Lawyers and technology

In the last decade, tech has been the biggest single shaping force in how the legal industry operates. Morgan Lewis firm chair Jami McKeon describes technology as “an ally and a pressure point for firms,” and Covid-19 has multiplied that tenfold. As Jesse Vogtle of Waller quips, “lawyers over the age of 50 have been forced to join the 21st century technological age and learn, like their junior colleagues, how to use remote computer systems, social media platforms, video conferencing technology, and function independently and profitably in a remote work ethic.”

“One of our senior associates recently argued the first ever telephone argument at the Federal Circuit for one of our biopharmaceutical clients.” – John Adkisson, Fish & Richardson

With courthouses closed, technology has been crucial for the continuation of litigious proceedings. “Our experienced trial attorneys have adapted quickly to this new world of remote advocacy,” John Adkisson of Fish & Richardson tells us. “One of our senior associates recently argued the first ever telephone argument at the Federal Circuit for one of our biopharmaceutical clients. It was also her first time arguing at the Federal Circuit, and she got a quick Rule 36 ruling in favor of our client a few days later so that was very exciting for all of us.”

The rise of companies like Zoom in the Covid era has been astonishing. At the beginning of 2020, not many of us had heard of Zoom. Within weeks it became a household name associated with weekly quizzes, or staring at Grandma’s forehead for an hour. This kind of video conferencing technology is also an invaluable tool for professionals. Even hearings are taking place over Zoom. “Perhaps we’ll see the courts evolve a bit to solve this,” Wally Martinez of Hunton Andrews Kurth speculates. “At least until we have a situation where we can be back in close proximity to each other.”Looking ahead, Craig Budnersays “our use of Zoom meetings with clients will definitely continue post-pandemic as we get even more accustomed to the use of video technology.” Whether it’s virtual hearings or client meetings, William C. O’Neill of Winston & Strawn speculates that “the net effect of this may be that we’ll all spend less time on airplanes in the post-Covid-19 era.”


Crisis mode

The jobs market may be less fluid in the coming year, but for associates at the junior end, there’s a silver lining to working in the Covid era: the chance to show ‘em what you’ve got. From an advocacy perspective, “this is an opportunity to let our associates (who are very tech savvy) do advocacy work in that space a year or two ahead of their normal development period,” says Wally Martinez of Hunton Andrews Kurth. “That will help us get this work done and get it done at a high level. We’ll be able to pass responsibility along for enhanced development.”

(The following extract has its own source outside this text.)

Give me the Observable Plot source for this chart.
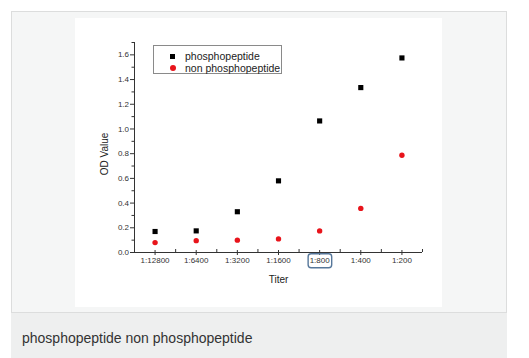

“We’ll be able to pass responsibility along for enhanced development.” – Wally Martinez, Hunton Andrews Kurth managing partner

Jami McKeon, Morgan Lewis’ firm chair, says that “long-term, we believe Covid-19 will spearhead new ways to work, as well as give lawyers experience in responding to a crisis that touches virtually every industry. ”One way associates may get this experience is through bespoke teams that firms are creating to respond to client questions and issues posed by Covid-19. Morgan Lewis set up its Covid-19 task force “to address the tsunami of client needs,” as well as state-specific ‘SWAT teams’ to advise on shelter-in-place orders. K&L Gates is another firm that established a Covid-19 group. “That has been responsible for making sure we are very targeted on what is disseminated to our clients,” says Craig Budner, “and ensuring that we have curated the materials for our clients to support them as they tackle current challenges and anticipate future challenges and opportunities.”